5. Ja nie mam przekonania, czy ona jest bez honoru. A może potrafi dobrze przebaczać? To jest też potrzebne w życiu. Młodsze nastolatki często przesadzają, gadają bzdury, których do końca nie rozumieją. Więc może Twoja koleżanka czuje, że nie powinna się gniewać? To wcale nie jest dobrze, jeśli ktoś nie potrafi przebaczać, jest mściwy i pamiętliwy. Ona z pewnością taka nie jest.
6. Ja nie jestem pewna, czy chodzenie polnymi drogami jest bezpieczniejsze. Dla mnie raczej nie. Wymyślaj różne okazje, by koleżankę zapraszać na spacer, urodziny..
7. Domyślam się, że Ty jesteś dziewczyną o mocnym charakterze, rodzice dają Ci dużo wolności, a Ty potrafisz z niej korzystać. Ale pamiętaj, że każdy człowiek jest inny. Ona może być bardzo delikatna, niepewna, przebaczająca. Powinniśmy innych ludzi tolerować z ich wadami i zaletami.
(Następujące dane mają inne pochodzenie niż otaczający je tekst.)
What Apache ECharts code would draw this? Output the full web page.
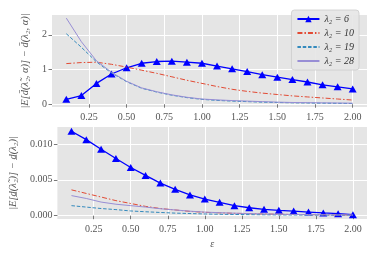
<!DOCTYPE html>
<html><head><meta charset="utf-8">
<script src="https://cdn.jsdelivr.net/npm/echarts@6/dist/echarts.min.js"></script>
<style>html,body{margin:0;padding:0;background:#fff}#c{width:374px;height:255px}</style>
</head><body><div id="c"></div>
<script>
const eps = [0.1,0.2,0.3,0.4,0.5,0.6,0.7,0.8,0.9,1.0,1.1,1.2,1.3,1.4,1.5,1.6,1.7,1.8,1.9,2.0];
const seriesNames = ['λ₂ = 6','λ₂ = 10','λ₂ = 19','λ₂ = 28'];
// top panel
const top6  = [0.14,0.25,0.60,0.87,1.05,1.18,1.23,1.24,1.21,1.18,1.10,1.02,0.94,0.85,0.78,0.71,0.64,0.56,0.50,0.44];
const top10 = [1.17,1.20,1.21,1.15,1.07,0.98,0.89,0.79,0.69,0.60,0.51,0.43,0.37,0.32,0.28,0.24,0.21,0.18,0.15,0.12];
const top19 = [2.03,1.64,1.22,0.90,0.65,0.46,0.35,0.26,0.19,0.14,0.11,0.09,0.075,0.06,0.05,0.04,0.035,0.03,0.025,0.02];
const top28 = [2.48,1.80,1.25,0.92,0.66,0.47,0.36,0.27,0.20,0.15,0.125,0.105,0.09,0.075,0.06,0.05,0.045,0.04,0.035,0.03];
// bottom panel
const bot6  = [0.01176,0.0106,0.00926,0.00797,0.00672,0.00561,0.00454,0.00367,0.0029,0.00232,0.00186,0.00139,0.00111,0.00089,0.00075,0.00065,0.00051,0.00038,0.00028,0.00014];
const bot10 = [0.0036,0.0031,0.0026,0.0021,0.0017,0.0013,0.0010,0.0008,0.0006,0.00047,0.0004,0.00033,0.00028,0.00024,0.0002,0.00017,0.00015,0.00013,0.00011,0.0001];
const bot19 = [0.0014,0.0012,0.0010,0.00085,0.00066,0.00055,0.00045,0.00036,0.0003,0.00024,0.0002,0.00017,0.00015,0.00013,0.00011,0.0001,0.00009,0.00008,0.00007,0.00006];
const bot28 = [0.0028,0.0024,0.0019,0.0016,0.0014,0.0012,0.00097,0.0008,0.00063,0.0005,0.00042,0.00035,0.0003,0.00025,0.00021,0.00018,0.00015,0.00013,0.00011,0.0001];
const xTicks = [0.25,0.5,0.75,1.0,1.25,1.5,1.75,2.0];
const yTicksTop = [0,1,2];
const yTicksBot = [0,0.005,0.01];

const FONT = 'Liberation Serif';
const TICKC = '#555555';
const colors = ['#0000FF','#E24A33','#348ABD','#988ED5'];
const styles = [
  {width:1.3, type:'solid'},
  {width:1.0, type:[5,2,1.5,2]},
  {width:1.0, type:[3.5,1.8]},
  {width:1.0, type:'solid'}
];
function mk(arr){ return eps.map((e,i)=>[e,arr[i]]); }
function xAxis(gi){
  return {type:'value', gridIndex:gi, min:0.005, max:2.095,
    axisLine:{show:false},
    axisTick:{show:true, customValues:xTicks, length:3.5, lineStyle:{color:TICKC,width:0.8}},
    axisLabel:{customValues:xTicks, color:TICKC, fontFamily:FONT, fontSize:10, margin:5,
      formatter:v=>v.toFixed(2)},
    splitLine:{show:true, lineStyle:{color:'#ffffff', width:1}}};
}
function yAxis(gi, min, max, ticks, dec, name, gap){
  return {type:'value', gridIndex:gi, min:min, max:max,
    axisLine:{show:false},
    axisTick:{show:true, customValues:ticks, length:3.5, lineStyle:{color:TICKC,width:0.8}},
    axisLabel:{customValues:ticks, color:TICKC, fontFamily:FONT, fontSize:10, margin:5,
      formatter:v=>v.toFixed(dec)},
    splitLine:{show:true, lineStyle:{color:'#ffffff', width:1}},
    name:name, nameLocation:'middle', nameGap:gap, nameRotate:90,
    nameTextStyle:{color:'#555555', fontFamily:FONT, fontSize:10.5, fontStyle:'italic'}};
}
const topData = [top6, top10, top19, top28];
const botData = [bot6, bot10, bot19, bot28];
const series = [];
[0,1].forEach(gi=>{
  const d = gi===0 ? topData : botData;
  d.forEach((arr,k)=>{
    series.push({name:seriesNames[k], type:'line', xAxisIndex:gi, yAxisIndex:gi,
      data:mk(arr), color:colors[k],
      showSymbol:k===0, symbol:k===0?'triangle':'none', symbolSize:[8,7],
      itemStyle:{color:colors[k]},
      lineStyle:{color:colors[k], width:styles[k].width, type:styles[k].type},
      animation:false, silent:true, z:2+k});
  });
});
const legendData = seriesNames.map((n,k)=> k===0 ? {name:n} :
  {name:n, itemStyle:{color:'rgba(0,0,0,0)', borderWidth:0, opacity:0}});
const chart = echarts.init(document.getElementById('c'), null, {renderer:'canvas'});
chart.setOption({
  backgroundColor:'#ffffff',
  animation:false,
  grid:[
    {left:52, right:7, top:15, height:92, backgroundColor:'#E5E5E5', show:true, borderWidth:0},
    {left:52, right:7, top:127, height:92, backgroundColor:'#E5E5E5', show:true, borderWidth:0}
  ],
  xAxis:[xAxis(0), Object.assign(xAxis(1), {name:'ε', nameLocation:'middle', nameGap:20,
    nameTextStyle:{color:'#555555', fontFamily:FONT, fontSize:10, fontStyle:'italic'}})],
  yAxis:[
    yAxis(0, -0.08, 2.57, yTicksTop, 0, '|E[d̄(λ̃₂, α)] − d̄(λ₂, α)|', 12),
    yAxis(1, -0.00046, 0.01236, yTicksBot, 3, '|E[d̲(λ̃₂)] − d̲(λ₂)|', 25)
  ],
  legend:{
    data:legendData, orient:'vertical', right:15, top:10,
    itemWidth:22, itemHeight:8, itemGap:4, padding:[4,5,4,5],
    backgroundColor:'rgba(229,229,229,0.9)', borderColor:'#cccccc', borderWidth:0.8, borderRadius:3,
    textStyle:{color:'#333333', fontFamily:FONT, fontSize:10, fontStyle:'italic'}
  },
  series:series
});
</script></body></html>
Inni nie mają byc tacy jak my. Koleżeństwo polega też na tym, by się uzupłniać. Dlatego możesz jej czasami bronic, czasami próbować wyciągnąć ją z domu. Ale nie buntuj jej. Do dorosłości macie jeszcze trochę czasu. Powoli i tak koleżanka będzie coraz więcej poza domem, bo szkoła i inne zajęcia zajmować będą coraz więcej czasu....
8. Pojęcie honoru nie jest jednoznaczne- co jedną osobę bardzo rani, to druga nawet nie odczuwa jakoś coś złego.
Mam nadzieję, że powolutku da się koleżankę ośmielać, zabrać głos w jej obronie, zapraszać ją w różne miejsca i nie buntować, nie robić afery, jeśli jej nie puszczą....jeśli ona się boi, to rozmawiajcie o tych lękach, tłumacz, że siła człowieka tkwi w jego umyśle...
Gratuluję, że jesteś taką dobrą i troskliwą koleżanką.